Trois sortes de moyens naturels sont distingués dans ce passage. Il y a d'abord, pour nous, nos propres organes corporels: les yeux pour voir, les dents pour mâcher. La finalité, ici, semble interne: une partie de nous-mêmes nous apparaît comme subordonnée à une autre ; notre propre structure devient la servante des désirs particuliers qui en découlent. Il y a ensuite, hors de nous, les réalités naturelles qui rendent possible l'existence ou la perception des choses que nous désirons: le soleil pour nous éclairer, la mer pour nourrir les poissons ; finalité externe, cette fois. Il y a enfin, entre les deux, hors de nous par nature et en nous par direction, ces choses mêmes que nous désirons directement: les herbes et les animaux pour nous alimenter. La finalité, dans ce dernier cas, semble à la fois externe et interne. Externe, puisque ces choses son faites pour l'homme. Interne, puisque la fin humaine qu'elles sont destinées à satisfaire, c'est précisément elles-mêmes-en-tant-que-devant-être-consommées: organes et fonctions, tout, dans le corps d'un animal comestible, est moyen au service de ce qui, en lui, nous la rend agréable au goût. [...]
Du schéma finaliste de l'univers, par conséquent, deux termes nous sont immédiatement donnés: les fins, qui se confondent avec les nôtres ; les moyens, c'est-à-dire la Nature elle-même dans sa totalité. Reste à trouver le troisième terme: à savoir l'agent. Puisque ce n'est pas à nous, ce ne peut être que quelqu'un d'autre: quelqu'un d'analogue à nous, mais quelqu'un de beaucoup plus puissant. D'où la croyance en un ou plusieurs rectores naturea, doués de liberté humaine, et qui ont fait toutes choses pour l'homme. L'invention de ces dieux personnels n'implique, elle non plus, aucune opération mentale particulière et revient presque à une tautologie: dès lors que nous interrogeons le monde en termes anthropomorphiques, l'affirmation de leur existence est déjà implicitement contenu dans la question elle-même. [...]
Une nouvelle question se pose alors: dans quel but les rectores Naturae nous témoignent-ils tant de bienveillance ? S'ils ont tout fait pour l'homme, pourquoi ont-ils fait l'homme ?" (p.104-108)
"Ainsi se constitue, par delà le monde, un arrière-monde, auquel nous pourrons accorder selon les moments une attention plus ou moins grande, mais qui ne cessera plus, désormais, de hanter notre imagination.

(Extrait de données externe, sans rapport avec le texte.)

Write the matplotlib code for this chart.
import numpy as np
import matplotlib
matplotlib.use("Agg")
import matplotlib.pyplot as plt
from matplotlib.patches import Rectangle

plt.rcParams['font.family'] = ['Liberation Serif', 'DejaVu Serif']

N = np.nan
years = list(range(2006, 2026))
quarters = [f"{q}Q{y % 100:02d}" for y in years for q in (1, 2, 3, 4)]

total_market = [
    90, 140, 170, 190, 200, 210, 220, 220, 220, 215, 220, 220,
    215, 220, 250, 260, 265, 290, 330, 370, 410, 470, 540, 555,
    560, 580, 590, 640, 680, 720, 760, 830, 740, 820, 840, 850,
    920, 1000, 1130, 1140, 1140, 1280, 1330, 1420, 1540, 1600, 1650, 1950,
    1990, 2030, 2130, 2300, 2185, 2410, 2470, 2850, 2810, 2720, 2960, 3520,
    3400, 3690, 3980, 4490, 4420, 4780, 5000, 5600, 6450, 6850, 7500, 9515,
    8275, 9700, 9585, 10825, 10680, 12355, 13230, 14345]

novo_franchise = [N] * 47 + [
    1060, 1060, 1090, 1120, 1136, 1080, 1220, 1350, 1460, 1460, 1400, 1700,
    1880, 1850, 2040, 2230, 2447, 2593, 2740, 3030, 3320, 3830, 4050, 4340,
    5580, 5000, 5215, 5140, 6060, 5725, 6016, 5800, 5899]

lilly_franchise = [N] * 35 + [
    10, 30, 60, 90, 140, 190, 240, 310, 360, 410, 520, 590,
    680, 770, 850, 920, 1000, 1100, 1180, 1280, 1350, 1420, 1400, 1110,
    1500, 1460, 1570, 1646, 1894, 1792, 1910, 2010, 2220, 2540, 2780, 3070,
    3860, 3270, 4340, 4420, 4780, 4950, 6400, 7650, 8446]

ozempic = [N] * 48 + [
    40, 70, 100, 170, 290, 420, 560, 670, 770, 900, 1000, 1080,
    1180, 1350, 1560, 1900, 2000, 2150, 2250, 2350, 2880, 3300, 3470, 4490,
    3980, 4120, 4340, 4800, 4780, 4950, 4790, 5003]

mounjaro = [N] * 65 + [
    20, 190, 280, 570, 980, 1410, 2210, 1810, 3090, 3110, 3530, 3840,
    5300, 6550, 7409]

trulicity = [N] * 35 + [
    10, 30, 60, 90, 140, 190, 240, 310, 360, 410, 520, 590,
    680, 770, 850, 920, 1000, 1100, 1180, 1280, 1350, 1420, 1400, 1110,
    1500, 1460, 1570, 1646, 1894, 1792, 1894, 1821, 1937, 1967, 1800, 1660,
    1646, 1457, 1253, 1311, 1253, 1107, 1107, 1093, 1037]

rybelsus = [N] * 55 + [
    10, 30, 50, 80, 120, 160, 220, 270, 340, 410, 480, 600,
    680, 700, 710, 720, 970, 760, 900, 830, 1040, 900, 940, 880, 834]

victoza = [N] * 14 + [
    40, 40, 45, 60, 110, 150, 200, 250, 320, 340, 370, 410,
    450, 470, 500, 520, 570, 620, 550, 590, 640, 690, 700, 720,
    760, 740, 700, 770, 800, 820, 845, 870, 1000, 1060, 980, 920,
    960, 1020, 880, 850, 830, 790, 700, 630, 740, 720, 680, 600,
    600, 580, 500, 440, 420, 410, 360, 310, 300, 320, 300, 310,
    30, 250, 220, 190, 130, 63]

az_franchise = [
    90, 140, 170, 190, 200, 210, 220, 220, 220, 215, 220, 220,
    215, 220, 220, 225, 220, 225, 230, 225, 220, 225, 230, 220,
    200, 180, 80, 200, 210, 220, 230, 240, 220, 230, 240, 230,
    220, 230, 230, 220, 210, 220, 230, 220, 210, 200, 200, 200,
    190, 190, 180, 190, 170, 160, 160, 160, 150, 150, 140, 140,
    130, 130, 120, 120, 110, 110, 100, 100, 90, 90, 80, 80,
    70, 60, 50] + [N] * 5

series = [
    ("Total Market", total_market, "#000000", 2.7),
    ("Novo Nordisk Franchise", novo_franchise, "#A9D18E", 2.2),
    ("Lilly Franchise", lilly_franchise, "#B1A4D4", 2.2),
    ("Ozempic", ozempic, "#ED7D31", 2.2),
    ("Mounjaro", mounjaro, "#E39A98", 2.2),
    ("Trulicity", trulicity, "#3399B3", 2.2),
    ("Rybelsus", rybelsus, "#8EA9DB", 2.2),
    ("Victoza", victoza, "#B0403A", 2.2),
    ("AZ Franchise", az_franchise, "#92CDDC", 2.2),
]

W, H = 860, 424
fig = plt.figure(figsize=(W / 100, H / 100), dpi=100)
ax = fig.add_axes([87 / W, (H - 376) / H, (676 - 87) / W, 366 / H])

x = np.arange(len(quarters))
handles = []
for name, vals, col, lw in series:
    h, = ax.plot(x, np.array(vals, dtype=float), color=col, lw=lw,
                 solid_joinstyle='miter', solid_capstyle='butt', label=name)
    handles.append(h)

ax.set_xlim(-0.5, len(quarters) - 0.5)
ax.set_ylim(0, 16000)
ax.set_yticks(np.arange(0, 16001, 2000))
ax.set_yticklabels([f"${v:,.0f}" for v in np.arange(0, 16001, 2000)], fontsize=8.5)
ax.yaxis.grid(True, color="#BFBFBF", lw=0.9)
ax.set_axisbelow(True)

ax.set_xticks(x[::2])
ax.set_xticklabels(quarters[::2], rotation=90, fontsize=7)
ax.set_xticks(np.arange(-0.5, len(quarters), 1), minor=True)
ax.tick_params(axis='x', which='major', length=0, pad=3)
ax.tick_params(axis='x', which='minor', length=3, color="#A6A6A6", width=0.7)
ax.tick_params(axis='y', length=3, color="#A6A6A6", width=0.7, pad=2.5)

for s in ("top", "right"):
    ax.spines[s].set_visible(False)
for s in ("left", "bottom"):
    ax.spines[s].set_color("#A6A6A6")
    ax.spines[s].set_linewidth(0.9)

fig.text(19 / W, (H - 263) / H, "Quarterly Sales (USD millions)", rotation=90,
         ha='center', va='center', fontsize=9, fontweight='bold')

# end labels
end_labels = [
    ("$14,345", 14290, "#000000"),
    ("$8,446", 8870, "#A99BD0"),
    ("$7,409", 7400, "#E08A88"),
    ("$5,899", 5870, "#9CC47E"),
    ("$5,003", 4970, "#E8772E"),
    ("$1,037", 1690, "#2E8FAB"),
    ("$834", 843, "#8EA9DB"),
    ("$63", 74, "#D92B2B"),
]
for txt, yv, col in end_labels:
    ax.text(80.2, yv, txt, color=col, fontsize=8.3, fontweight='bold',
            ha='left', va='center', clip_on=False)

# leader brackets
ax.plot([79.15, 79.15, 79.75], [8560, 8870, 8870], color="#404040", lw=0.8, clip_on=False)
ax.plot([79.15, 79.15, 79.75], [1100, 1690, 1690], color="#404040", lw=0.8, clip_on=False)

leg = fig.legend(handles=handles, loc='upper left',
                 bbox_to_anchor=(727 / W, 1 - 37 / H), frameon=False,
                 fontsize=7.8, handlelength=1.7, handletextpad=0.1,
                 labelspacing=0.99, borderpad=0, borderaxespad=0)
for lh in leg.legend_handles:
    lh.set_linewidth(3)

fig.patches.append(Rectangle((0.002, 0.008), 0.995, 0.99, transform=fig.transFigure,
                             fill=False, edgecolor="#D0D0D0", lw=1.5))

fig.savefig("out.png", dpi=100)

Et cet arrière-monde, une fois constitué, va réagir sur notre monde lui-même pour en consolider l'organisation aberrante." (p.109)
"Puisque les réalités naturelles sont loin de nous plaire toutes au même degré, nous imaginons qu'elles se classent, en soi et hors de nous, selon le degré de valeur qu'elle comportement objectivement: la hiérarchie de nos titillation devient hiérarchie ontologique.

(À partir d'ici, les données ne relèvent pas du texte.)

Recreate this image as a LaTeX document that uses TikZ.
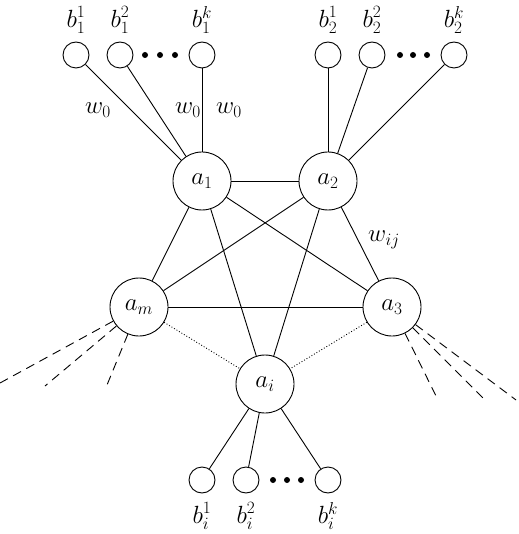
\documentclass[tikz,border=0pt]{standalone}
\usepackage{fontspec}
\begin{document}
\begin{tikzpicture}[x=1pt,y=-1pt,line width=0.9pt,
  big/.style={draw,circle,minimum size=58pt,inner sep=0pt,font=\fontsize{24}{28}\selectfont},
  small/.style={draw,circle,minimum size=26pt,inner sep=0pt},
  lbl/.style={inner sep=0pt,font=\fontsize{24}{28}\selectfont},
  dot/.style={fill,circle,minimum size=6pt,inner sep=0pt}]
\useasboundingbox (0,0) rectangle (518,534);
% big nodes
\node[big] (a1) at (202,181) {$a_1$};
\node[big] (a2) at (328,181) {$a_2$};
\node[big] (am) at (139,307) {$a_m$};
\node[big] (a3) at (392,307) {$a_3$};
\node[big] (ai) at (265,384) {$a_i$};
% small nodes top-left
\node[small] (b11) at (76,55) {};
\node[small] (b12) at (120,55) {};
\node[small] (b1k) at (202,55) {};
\node[dot] (d11) at (145,55) {};
\node[dot] (d12) at (160,55) {};
\node[dot] (d13) at (175,55) {};
\node[lbl] (l11) at (76,20) {$b_1^1$};
\node[lbl] (l12) at (120,20) {$b_1^2$};
\node[lbl] (l1k) at (202,20) {$b_1^k$};
% small nodes top-right
\node[small] (b21) at (328,55) {};
\node[small] (b22) at (372,55) {};
\node[small] (b2k) at (454,55) {};
\node[dot] (d21) at (400,55) {};
\node[dot] (d22) at (413,55) {};
\node[dot] (d23) at (427,55) {};
\node[lbl] (l21) at (328,20) {$b_2^1$};
\node[lbl] (l22) at (372,20) {$b_2^2$};
\node[lbl] (l2k) at (454,20) {$b_2^k$};
% small nodes bottom
\node[small] (bi1) at (202,480) {};
\node[small] (bi2) at (246,480) {};
\node[small] (bik) at (328,480) {};
\node[dot] (di1) at (273,480) {};
\node[dot] (di2) at (287,480) {};
\node[dot] (di3) at (301,480) {};
\node[lbl] (li1) at (202,516) {$b_i^1$};
\node[lbl] (li2) at (246,516) {$b_i^2$};
\node[lbl] (lik) at (328,516) {$b_i^k$};
% weight labels
\node[lbl] (w1) at (98,110) {$w_0$};
\node[lbl] (w2) at (188,110) {$w_0$};
\node[lbl] (w3) at (229,110) {$w_0$};
\node[lbl] (wij) at (384,240) {$w_{ij}$};
% edges to leaves
\draw (a1) -- (b11); \draw (a1) -- (b12); \draw (a1) -- (b1k);
\draw (a2) -- (b21); \draw (a2) -- (b22); \draw (a2) -- (b2k);
\draw (ai) -- (bi1); \draw (ai) -- (bi2); \draw (ai) -- (bik);
% core edges
\draw (a1) -- (a2);
\draw (a1) -- (am);
\draw (a1) -- (a3);
\draw (a1) -- (ai);
\draw (a2) -- (am);
\draw (a2) -- (ai);
\draw (a2) -- (a3);
\draw (am) -- (a3);
\draw[dotted] (am) -- (ai);
\draw[dotted] (a3) -- (ai);
% dashed stubs
\coordinate (e1) at (0,383);
\coordinate (e2) at (45,386);
\coordinate (e3) at (107,385);
\coordinate (f1) at (438,400);
\coordinate (f2) at (486,401);
\coordinate (f3) at (516,400);
\draw[dashed,dash pattern=on 9pt off 6pt] (am) -- (e1);
\draw[dashed,dash pattern=on 9pt off 6pt] (am) -- (e2);
\draw[dashed,dash pattern=on 9pt off 6pt] (am) -- (e3);
\draw[dashed,dash pattern=on 9pt off 6pt] (a3) -- (f1);
\draw[dashed,dash pattern=on 9pt off 6pt] (a3) -- (f2);
\draw[dashed,dash pattern=on 9pt off 6pt] (a3) -- (f3);
\end{tikzpicture}
\end{document}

Telle est l'origine des notions de Bien et de Mal. Nous appelons Bien, au départ, ce qui contribue à la santé (le culte de Dieu viendra plus tard), c'est-à-dire, en un sens très général, tout ce qui affecte notre corps d'une variation favorable ; et le contraire, nous l'appelons mal. [...] L'erreur consiste à croire que, par ce terme, nous désignons une qualité intrinsèque de la chose, qui lui appartiendrait essentiellement et devrait être reconnue comme telle par tous les hommes, et non pas son rapport momentané à notre seul organisme individuel." (p.110)
"Au niveau des biens primaires, déjà, ce qui était bon pour les uns était mauvais pour les autres ; mais la diversification des valeurs ne dépassait pas encore les limites définies par la nature commune des corps humains. [Au-delà], elle ne connaît plus aucune borne. L'homme apparaît comme immensément malléable, conditionnable presque à volonté." (p.119)

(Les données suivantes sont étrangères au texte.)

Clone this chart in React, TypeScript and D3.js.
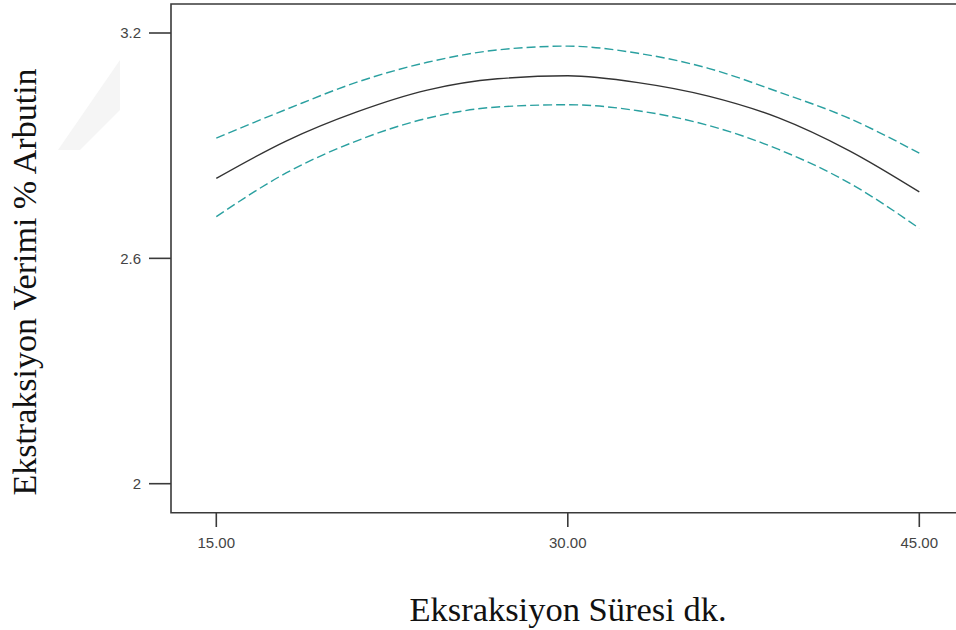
import React from "react";
import * as d3 from "d3";

const times = [15, 18, 21, 24, 27, 30, 33, 36, 39, 42, 45];
const meanValues = [2.813, 2.913, 2.99, 3.048, 3.078, 3.086, 3.068, 3.032, 2.974, 2.887, 2.777];
const upperValues = [2.92, 2.997, 3.069, 3.122, 3.155, 3.165, 3.146, 3.106, 3.043, 2.973, 2.88];
const lowerValues = [2.711, 2.828, 2.913, 2.973, 3.003, 3.009, 2.993, 2.954, 2.89, 2.801, 2.68];
const xTicks = [15, 30, 45];
const yTicks = [2, 2.6, 3.2];
const xTitle = "Eksraksiyon Süresi dk.";
const yTitle = "Ekstraksiyon Verimi % Arbutin";

const W = 956;
const H = 630;
const left = 171;
const top = 4;
const bottom = 512.7;

export default function App() {
  const x = d3.scaleLinear().domain([15, 45]).range([216.3, 919.3]);
  const y = d3.scaleLinear().domain([2, 3.2]).range([483.7, 33]);
  const line = d3
    .line<number>()
    .x((_, i) => x(times[i]))
    .y((d) => y(d))
    .curve(d3.curveMonotoneX);
  const axisColor = "#3a3a3a";
  const tickFont = "'Liberation Sans', Arial, sans-serif";
  return (
    <svg
      width={W}
      height={H}
      style={{ position: "absolute", left: 0, top: 0, background: "#fff" }}
    >
      <rect x={0} y={0} width={W} height={H} fill="#fff" />
      {/* faint watermark */}
      <polygon points="58,150 120,60 120,110 80,150" fill="#f5f5f5" />
      {/* frame */}
      <path
        d={`M${W + 2},${top} H${left} V${bottom} H${W + 2}`}
        fill="none"
        stroke={axisColor}
        strokeWidth={1.6}
      />
      {yTicks.map((t) => (
        <g key={t}>
          <line x1={149} x2={left} y1={y(t)} y2={y(t)} stroke={axisColor} strokeWidth={1.6} />
          <text
            x={141}
            y={y(t)}
            dy="0.36em"
            textAnchor="end"
            fontFamily={tickFont}
            fontSize={15}
            fill="#444"
          >
            {String(t)}
          </text>
        </g>
      ))}
      {xTicks.map((t) => (
        <g key={t}>
          <line x1={x(t)} x2={x(t)} y1={bottom} y2={527} stroke={axisColor} strokeWidth={1.6} />
          <text
            x={x(t)}
            y={548}
            textAnchor="middle"
            fontFamily={tickFont}
            fontSize={15}
            fill="#444"
          >
            {t.toFixed(2)}
          </text>
        </g>
      ))}
      <path d={line(upperValues) || ""} fill="none" stroke="#2aa0a0" strokeWidth={1.4} strokeDasharray="9,4" />
      <path d={line(lowerValues) || ""} fill="none" stroke="#2aa0a0" strokeWidth={1.4} strokeDasharray="9,4" />
      <path d={line(meanValues) || ""} fill="none" stroke="#333" strokeWidth={1.4} />
      <text
        x={568}
        y={621}
        textAnchor="middle"
        fontFamily="'Liberation Serif', 'Times New Roman', serif"
        fontSize={34.5}
        fill="#111"
      >
        {xTitle}
      </text>
      <text
        transform={`translate(36,282) rotate(-90)`}
        textAnchor="middle"
        fontFamily="'Liberation Serif', 'Times New Roman', serif"
        fontSize={34}
        fill="#111"
      >
        {yTitle}
      </text>
    </svg>
  );
}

"La volonté de puissance comme le désir de gloire dont elle procède, peut revêtir des modalités très diverses selon les occasions qui lui sont données de se déployer. Dans une société bien agencée, les désirs individuels ne divergent pas de façon trop radicale ; rien n'empêche alors leur dénominateur commun de se dégager pacifiquement au cours d'un débat démocratique ; si ce procédé est institutionnalisé, tous seront satisfaits pour l'essentiel: nul ne l'emportera entièrement, mais chacun, dans une certaine mesure au moins, aura exercé sur le groupe une influence non négligeable, et seules subsisteront de petites contestations marginales qui, si elles amènent les participants à lutter pour faire prévaloir davantage encore leurs aspirations respectives, ne seront pas assez graves pour transformer les discussions en séditions." (p.169)
-Alexandre Matheron, Individu et communauté chez Spinoza, Les Éditions de Minuit, Coll. "Le sens commun", 1988 (1969 pour la première édition), 645 pages.